The reason Arsenal has close to 85 Indian films and documentaries in its collection, including such arthouse classics as John Abraham’s Agraharathil Kazhuthai, Ritwik Ghatak’s Ajantrik, Satyajit Ray’s Jalsaghar, Adoor Gopalakrishnan’s Mukhamukham, G. Aravindan’s Thampu and Mrinal Sen’s Chorus, is that copies of the prints had to be made with German subtitles, explains Stefanie Schulte Strathaus, co-director of Arsenal. “The idea was to make these films available to German-speaking audiences,” says Schulte Strathaus. The films that Arsenal will store and digitize, if needed, are those that “have an interest”, she adds. “The idea is to initiate curatorial projects and to show films in a contemporary context.”
Indian programmers and curators end up making interesting and serendipitous discoveries at Arsenal, as did Shai Heredia, a film-maker and founder of the experimental film festival Experimenta, who was one of the participants in the “Living Archive” project. It was in Berlin that Heredia found a 35mm print of Pattabhi Rama Reddy’s Samskara, the 1970 movie she regards as being key to alternative Kannada cinema, and which she had wanted to screen at Experimenta. The NFAI had a print that it wasn’t willing to loan to her, while Reddy’s family had given their only print to a distributor who was to show it across Europe. This distributor had donated the print to Arsenal before leaving Europe, and it was this version that Heredia found. Samskara opened the Experimenta festival last year.

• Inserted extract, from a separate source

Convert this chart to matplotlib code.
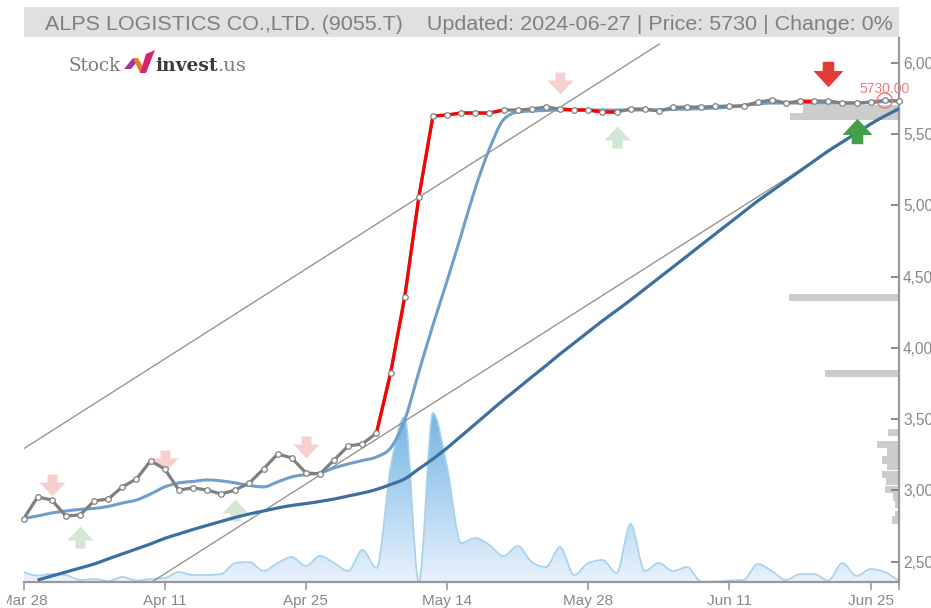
import numpy as np
import matplotlib
matplotlib.use("Agg")
import matplotlib.pyplot as plt
from matplotlib.path import Path
from matplotlib.patches import PathPatch, Rectangle, Polygon
from matplotlib.transforms import Affine2D, Bbox

TITLE = "ALPS LOGISTICS CO.,LTD. (9055.T)    Updated: 2024-06-27 | Price: 5730 | Change: 0%"
x_ticks = [0, 10, 20, 30, 40, 50, 60, 62]
x_labels = ["Mar 28", "Apr 11", "Apr 25", "May 14", "May 28", "Jun 11", "Jun 25", ""]
y_ticks = [2500, 3000, 3500, 4000, 4500, 5000, 5500, 6000]

close = [2800, 2954, 2933, 2821, 2828, 2926, 2940, 3025, 3081, 3207, 3151, 3003, 3018, 3003, 2975, 3003,
         3053, 3151, 3256, 3228, 3123, 3116, 3214, 3312, 3326, 3403, 3824, 4357, 5058, 5626, 5633, 5647,
         5647, 5647, 5668, 5668, 5675, 5689, 5675, 5668, 5668, 5654, 5654, 5675, 5675, 5661, 5686, 5689,
         5689, 5693, 5696, 5696, 5724, 5738, 5717, 5731, 5731, 5731, 5717, 5717, 5724, 5735, 5730]
red_spans = [(25, 34), (38, 42), (55, 56)]

ma_short = [2804, 2821, 2842, 2856, 2867, 2874, 2888, 2912, 2933, 2975, 3025, 3053, 3063, 3074, 3067, 3053,
            3035, 3025, 3060, 3095, 3112, 3123, 3158, 3186, 3210, 3235, 3298, 3494, 3831, 4160, 4470, 4792,
            5120, 5395, 5600, 5654, 5661, 5665, 5668, 5668, 5668, 5668, 5668, 5668, 5668, 5668, 5672, 5675,
            5678, 5682, 5689, 5700, 5710, 5717, 5717, 5717, 5717, 5717, 5717, 5717, 5720, 5728, 5735]

ma_long = [2372, 2400, 2428, 2456, 2484, 2520, 2555, 2590, 2625, 2664, 2695, 2726, 2755, 2783, 2811, 2835,
           2856, 2877, 2895, 2908, 2923, 2940, 2961, 2982, 3007, 3042, 3081, 3151, 3221, 3298, 3382, 3466,
           3551, 3635, 3715, 3796, 3875, 3957, 4034, 4112, 4189, 4262, 4336, 4413, 4490, 4567, 4644, 4722,
           4799, 4876, 4953, 5030, 5100, 5170, 5241, 5311, 5381, 5444, 5507, 5570, 5626, 5675]

volume = [10, 6.5, 8, 7, 2, 3, 1, 5, 1.5, 3, 4, 10, 7, 7, 8, 19, 20, 11, 19, 25, 16, 26, 19, 11, 32, 14,
          115, 165, 0, 169, 115, 39, 44, 37, 26, 36, 20, 15, 35, 7, 19, 22, 9, 58, 11, 19, 11, 15, 0.5, 0.5,
          1.5, 2, 18, 11, 2, 8, 8, 1.5, 19, 6, 13, 10, 1]

channel_upper_x = [0, 45.04]
channel_upper_y = [3292, 6131]
channel_lower_x = [9.1, 62]
channel_lower_y = [2359, 5689]

profile_price = [5675, 5623, 4353, 3820, 3407, 3323, 3270, 3214, 3170, 3112, 3060, 3007, 2954, 2905, 2830, 2793]
profile_size = [96, 109, 110, 74, 11, 22, 12, 17, 12, 17, 13, 14, 6, 4, 4, 7]

sell_x = [2, 10, 20, 38]
sell_y = [3035, 3210, 3302, 5854]
buy_x = [4, 15, 42]
buy_y = [2674, 2860, 5479]
strong_sell_x, strong_sell_y = [57], [5924]
strong_buy_x, strong_buy_y = [59], [5518]
last_x, last_y, last_label = 61, 5735, "5730.00"

W, H = 931, 608
L, R, B, T = 23.5, 898.9, 582, 38
XLIM = (0, 62)
YLIM = (2358, 6173)
GREY = "#888888"
plt.rcParams["font.family"] = ["Liberation Sans", "DejaVu Sans"]


def monotone_path(xs, ys, close_base=None):
    """Same curve construction as d3.curveMonotoneX."""
    xs = np.asarray(xs, float)
    ys = np.asarray(ys, float)
    d = np.diff(ys) / np.diff(xs)
    m = np.zeros_like(ys)
    for i in range(1, len(ys) - 1):
        if d[i - 1] * d[i] > 0:
            p = (d[i - 1] + d[i]) / 2
            m[i] = np.sign(d[i]) * min(2 * abs(d[i - 1]), 2 * abs(d[i]), abs(p))
    m[0] = (3 * d[0] - m[1]) / 2
    m[-1] = (3 * d[-1] - m[-2]) / 2
    verts = [(xs[0], ys[0])]
    codes = [Path.MOVETO]
    for i in range(len(xs) - 1):
        h = (xs[i + 1] - xs[i]) / 3
        verts += [(xs[i] + h, ys[i] + m[i] * h), (xs[i + 1] - h, ys[i + 1] - m[i + 1] * h), (xs[i + 1], ys[i + 1])]
        codes += [Path.CURVE4] * 3
    if close_base is not None:
        verts += [(xs[-1], close_base), (xs[0], close_base), (xs[0], ys[0])]
        codes += [Path.LINETO, Path.LINETO, Path.CLOSEPOLY]
    return Path(verts, codes)


fig = plt.figure(figsize=(W / 100, H / 100), dpi=100, facecolor="white")
rect = [L / W, 1 - B / H, (R - L) / W, (B - T) / H]
px = Affine2D().scale(1, -1).translate(0, H)

# header
fig.add_artist(Rectangle((L, 7), R - L, 30, transform=px, facecolor="#e0e0e0", edgecolor="none"))
fig.text(468.5 / W, 1 - 24 / H, TITLE, ha="center", va="center", fontsize=15.45, color="#808080")

# logo
fig.text(68 / W, 1 - 66 / H, "Stock", ha="left", va="center", fontsize=13.2, family="DejaVu Serif", color="#7b7b7b")
fig.text(155 / W, 1 - 66 / H, "invest", ha="left", va="center", fontsize=13.5, family="DejaVu Serif", weight="bold", color="#3d3d3d")
fig.text(217 / W, 1 - 66 / H, ".us", ha="left", va="center", fontsize=14, family="DejaVu Serif", color="#7b7b7b")
fig.add_artist(Polygon([(124, 69), (133, 58), (137, 62), (131, 69)], transform=px, facecolor="#9c3a9e", edgecolor="none"))
fig.add_artist(Polygon([(133, 58), (138, 58), (146, 72), (140, 73)], transform=px, facecolor="#ef7b2d", edgecolor="none"))
fig.add_artist(Polygon([(140, 73), (146, 73), (155, 50), (146, 54)], transform=px, facecolor="#d6246e", edgecolor="none"))

# volume layer
axv = fig.add_axes(rect, zorder=1)
axv.set_xlim(*XLIM)
axv.set_ylim(0, B - T)
axv.axis("off")
grad = np.linspace(0, 1, 256)[:, None, None] * np.array([0x74 - 0xe8, 0xb5 - 0xf2, 0xe4 - 0xfb]) / 255
grad = grad + np.array([0xe8, 0xf2, 0xfb]) / 255
vx = np.arange(len(volume))
im = axv.imshow(grad, origin="lower", extent=(0, 62, 0, max(volume)), aspect="auto", zorder=1)
axv.set_xlim(*XLIM)
axv.set_ylim(0, B - T)
clip = PathPatch(monotone_path(vx, volume, close_base=0), transform=axv.transData, facecolor="none", edgecolor="none")
axv.add_patch(clip)
im.set_clip_path(clip)
axv.add_patch(PathPatch(monotone_path(vx, volume), fill=False, edgecolor="#a5d2f0", lw=1.2, zorder=2))

# price profile layer
axp = fig.add_axes(rect, zorder=2)
axp.set_xlim(R - L, 0)
axp.set_ylim(*YLIM)
axp.axis("off")
axp.barh(profile_price, profile_size, height=50, color="#cccccc", edgecolor="none")

# main layer
ax = fig.add_axes(rect, zorder=3)
ax.patch.set_alpha(0)
ax.set_xlim(*XLIM)
ax.set_ylim(*YLIM)
for s in ("top", "left"):
    ax.spines[s].set_visible(False)
for s in ("bottom", "right"):
    ax.spines[s].set_color("#999999")
    ax.spines[s].set_linewidth(1.6)
ax.yaxis.tick_right()
ax.set_yticks(y_ticks)
ax.set_yticklabels([f"{v:,}" for v in y_ticks], fontsize=11.2, color=GREY)
ax.set_xticks(x_ticks)
ax.set_xticklabels(x_labels, fontsize=11, color=GREY)
ax.tick_params(axis="y", direction="in", length=5.5, width=1.2, color="#777777", pad=3)
ax.tick_params(axis="x", direction="out", length=5.5, width=1.2, color="#999999", pad=3)
first_label = ax.get_xticklabels()[0]
first_label.set_clip_box(Bbox([[7, 0], [W, H]]))
first_label.set_clip_on(True)

ax.plot(channel_upper_x, channel_upper_y, color="#8c8c8c", lw=0.9, zorder=2)
ax.plot(channel_lower_x, channel_lower_y, color="#8c8c8c", lw=0.9, zorder=2)

ax.add_patch(PathPatch(monotone_path(np.arange(len(ma_short)), ma_short), fill=False, edgecolor="#6f9fca", lw=2.2, zorder=3))
ax.add_patch(PathPatch(monotone_path(np.arange(1, len(ma_long) + 1), ma_long), fill=False, edgecolor="#3d6f9f", lw=2.3, zorder=3))

arrow_up = Path([(0, 11), (13, -3), (5, -3), (5, -11), (-5, -11), (-5, -3), (-13, -3), (0, 11)], closed=True)
arrow_down = Path([(0, -11), (13, 3), (5, 3), (5, 11), (-5, 11), (-5, 3), (-13, 3), (0, -11)], closed=True)
ax.scatter(sell_x, sell_y, marker=arrow_down, s=350, color="#f8cfcf", linewidths=0, zorder=1)
ax.scatter(buy_x, buy_y, marker=arrow_up, s=350, color="#d2e8d2", linewidths=0, zorder=1)
ax.scatter(strong_sell_x, strong_sell_y, marker=arrow_down, s=467, color="#e53935", linewidths=0, zorder=6)
ax.scatter(strong_buy_x, strong_buy_y, marker=arrow_up, s=467, color="#43a047", linewidths=0, zorder=6)

idx = np.arange(len(close))
ax.plot(idx, close, color="#808080", lw=2.3, zorder=4, solid_joinstyle="round")
for a, b in red_spans:
    ax.plot(idx[a:b + 1], close[a:b + 1], color="#ff0000", lw=2.3, zorder=4.5, solid_joinstyle="round")
ax.plot(idx, close, ls="none", marker="o", ms=4, mfc="white", mec="#808080", mew=0.9, zorder=5, clip_on=False)

ax.scatter([last_x], [last_y], s=117, facecolors="none", edgecolors="#ee7777", linewidths=1.0, zorder=6)
ax.annotate(last_label, (last_x, last_y), xytext=(0, 8.6), textcoords="offset points", ha="center", va="center",
            fontsize=10, color="#f27a7a", zorder=6, annotation_clip=False)

fig.savefig("out.png", dpi=100)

“The reason Arsenal is important is that it is an archive that gives access, and that it values the materiality of film,” Heredia says, pointing to their trove of titles in formats like 35mm and 16mm. “Their point is that a film has to be shown, whatever its format. Access to an archive doesn’t merely mean that I can go there and watch a film, it means that I should be able to take the print out and show it to you.”